Data lines

== == ==

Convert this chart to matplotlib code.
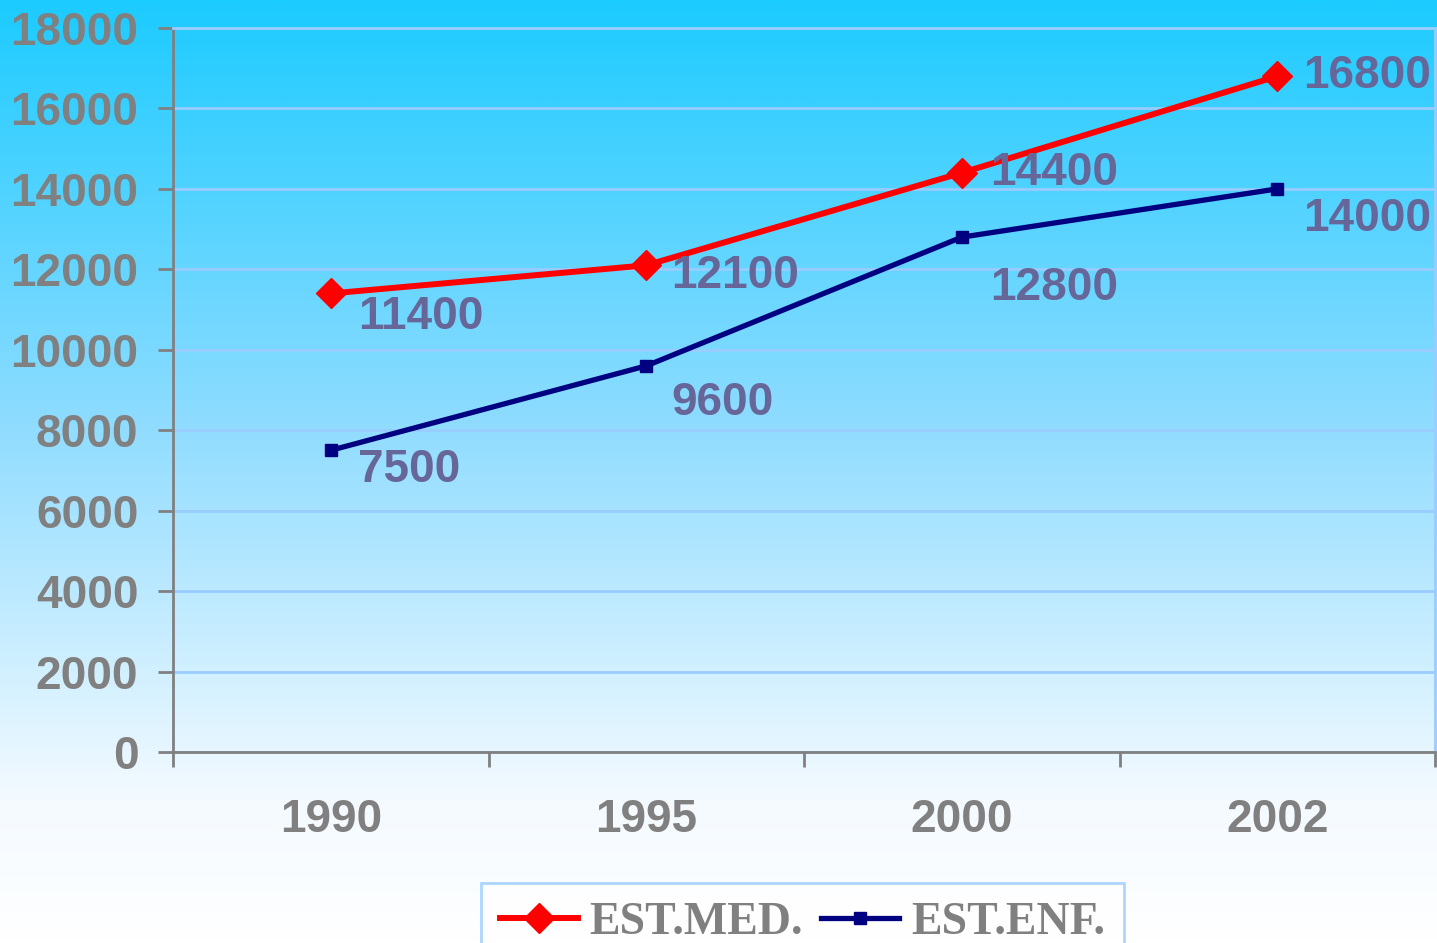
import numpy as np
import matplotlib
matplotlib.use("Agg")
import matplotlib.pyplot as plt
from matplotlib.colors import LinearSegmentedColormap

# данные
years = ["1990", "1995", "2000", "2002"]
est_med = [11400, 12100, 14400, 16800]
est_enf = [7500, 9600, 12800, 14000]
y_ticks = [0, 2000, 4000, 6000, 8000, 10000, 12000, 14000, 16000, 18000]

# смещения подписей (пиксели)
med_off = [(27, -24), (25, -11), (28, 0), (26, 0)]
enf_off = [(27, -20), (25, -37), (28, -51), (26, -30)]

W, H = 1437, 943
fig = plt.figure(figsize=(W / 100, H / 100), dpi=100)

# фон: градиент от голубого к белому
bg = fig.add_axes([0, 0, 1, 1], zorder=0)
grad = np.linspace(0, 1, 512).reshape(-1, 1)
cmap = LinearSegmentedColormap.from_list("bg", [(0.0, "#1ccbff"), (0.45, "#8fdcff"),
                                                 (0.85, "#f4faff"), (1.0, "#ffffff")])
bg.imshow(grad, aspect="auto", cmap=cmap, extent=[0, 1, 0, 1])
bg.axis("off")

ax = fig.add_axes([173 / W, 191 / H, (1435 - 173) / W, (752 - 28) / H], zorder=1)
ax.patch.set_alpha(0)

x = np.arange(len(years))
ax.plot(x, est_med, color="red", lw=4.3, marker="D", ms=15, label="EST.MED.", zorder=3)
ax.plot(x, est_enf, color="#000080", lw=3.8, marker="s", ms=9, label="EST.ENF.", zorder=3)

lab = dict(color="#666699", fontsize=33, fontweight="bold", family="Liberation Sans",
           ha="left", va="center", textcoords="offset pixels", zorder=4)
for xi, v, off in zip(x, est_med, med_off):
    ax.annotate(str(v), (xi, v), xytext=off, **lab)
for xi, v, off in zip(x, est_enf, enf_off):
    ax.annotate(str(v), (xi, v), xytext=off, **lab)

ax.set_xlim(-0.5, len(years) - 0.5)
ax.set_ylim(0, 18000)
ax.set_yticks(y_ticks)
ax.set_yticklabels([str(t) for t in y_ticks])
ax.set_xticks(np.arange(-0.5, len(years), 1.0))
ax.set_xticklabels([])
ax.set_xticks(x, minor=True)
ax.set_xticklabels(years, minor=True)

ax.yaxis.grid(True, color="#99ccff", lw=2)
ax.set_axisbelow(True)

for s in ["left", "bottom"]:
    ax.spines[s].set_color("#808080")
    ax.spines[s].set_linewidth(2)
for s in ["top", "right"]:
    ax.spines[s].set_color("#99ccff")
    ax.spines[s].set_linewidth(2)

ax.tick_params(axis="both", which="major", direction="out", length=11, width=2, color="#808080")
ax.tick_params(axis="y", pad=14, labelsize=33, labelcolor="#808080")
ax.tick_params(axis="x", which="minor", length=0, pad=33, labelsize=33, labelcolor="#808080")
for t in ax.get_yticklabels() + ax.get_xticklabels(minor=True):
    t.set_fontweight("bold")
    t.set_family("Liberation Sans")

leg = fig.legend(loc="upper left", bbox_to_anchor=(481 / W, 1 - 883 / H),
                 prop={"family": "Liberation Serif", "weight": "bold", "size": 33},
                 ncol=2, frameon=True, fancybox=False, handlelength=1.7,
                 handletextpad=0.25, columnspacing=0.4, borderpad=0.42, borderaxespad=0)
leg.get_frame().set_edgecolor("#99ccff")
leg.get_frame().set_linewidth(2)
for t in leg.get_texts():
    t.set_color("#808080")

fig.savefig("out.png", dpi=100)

== == ==

Repeat the data above exactly, but not the pictures.

Result of this task
Convert this chart to matplotlib code.
import numpy as np
import matplotlib
matplotlib.use("Agg")
import matplotlib.pyplot as plt
from matplotlib.colors import LinearSegmentedColormap

# данные
years = ["1990", "1995", "2000", "2002"]
est_med = [11400, 12100, 14400, 16800]
est_enf = [7500, 9600, 12800, 14000]
y_ticks = [0, 2000, 4000, 6000, 8000, 10000, 12000, 14000, 16000, 18000]

# смещения подписей (пиксели)
med_off = [(27, -24), (25, -11), (28, 0), (26, 0)]
enf_off = [(27, -20), (25, -37), (28, -51), (26, -30)]

W, H = 1437, 943
fig = plt.figure(figsize=(W / 100, H / 100), dpi=100)

# фон: градиент от голубого к белому
bg = fig.add_axes([0, 0, 1, 1], zorder=0)
grad = np.linspace(0, 1, 512).reshape(-1, 1)
cmap = LinearSegmentedColormap.from_list("bg", [(0.0, "#1ccbff"), (0.45, "#8fdcff"),
                                                 (0.85, "#f4faff"), (1.0, "#ffffff")])
bg.imshow(grad, aspect="auto", cmap=cmap, extent=[0, 1, 0, 1])
bg.axis("off")

ax = fig.add_axes([173 / W, 191 / H, (1435 - 173) / W, (752 - 28) / H], zorder=1)
ax.patch.set_alpha(0)

x = np.arange(len(years))
ax.plot(x, est_med, color="red", lw=4.3, marker="D", ms=15, label="EST.MED.", zorder=3)
ax.plot(x, est_enf, color="#000080", lw=3.8, marker="s", ms=9, label="EST.ENF.", zorder=3)

lab = dict(color="#666699", fontsize=33, fontweight="bold", family="Liberation Sans",
           ha="left", va="center", textcoords="offset pixels", zorder=4)
for xi, v, off in zip(x, est_med, med_off):
    ax.annotate(str(v), (xi, v), xytext=off, **lab)
for xi, v, off in zip(x, est_enf, enf_off):
    ax.annotate(str(v), (xi, v), xytext=off, **lab)

ax.set_xlim(-0.5, len(years) - 0.5)
ax.set_ylim(0, 18000)
ax.set_yticks(y_ticks)
ax.set_yticklabels([str(t) for t in y_ticks])
ax.set_xticks(np.arange(-0.5, len(years), 1.0))
ax.set_xticklabels([])
ax.set_xticks(x, minor=True)
ax.set_xticklabels(years, minor=True)

ax.yaxis.grid(True, color="#99ccff", lw=2)
ax.set_axisbelow(True)

for s in ["left", "bottom"]:
    ax.spines[s].set_color("#808080")
    ax.spines[s].set_linewidth(2)
for s in ["top", "right"]:
    ax.spines[s].set_color("#99ccff")
    ax.spines[s].set_linewidth(2)

ax.tick_params(axis="both", which="major", direction="out", length=11, width=2, color="#808080")
ax.tick_params(axis="y", pad=14, labelsize=33, labelcolor="#808080")
ax.tick_params(axis="x", which="minor", length=0, pad=33, labelsize=33, labelcolor="#808080")
for t in ax.get_yticklabels() + ax.get_xticklabels(minor=True):
    t.set_fontweight("bold")
    t.set_family("Liberation Sans")

leg = fig.legend(loc="upper left", bbox_to_anchor=(481 / W, 1 - 883 / H),
                 prop={"family": "Liberation Serif", "weight": "bold", "size": 33},
                 ncol=2, frameon=True, fancybox=False, handlelength=1.7,
                 handletextpad=0.25, columnspacing=0.4, borderpad=0.42, borderaxespad=0)
leg.get_frame().set_edgecolor("#99ccff")
leg.get_frame().set_linewidth(2)
for t in leg.get_texts():
    t.set_color("#808080")

fig.savefig("out.png", dpi=100)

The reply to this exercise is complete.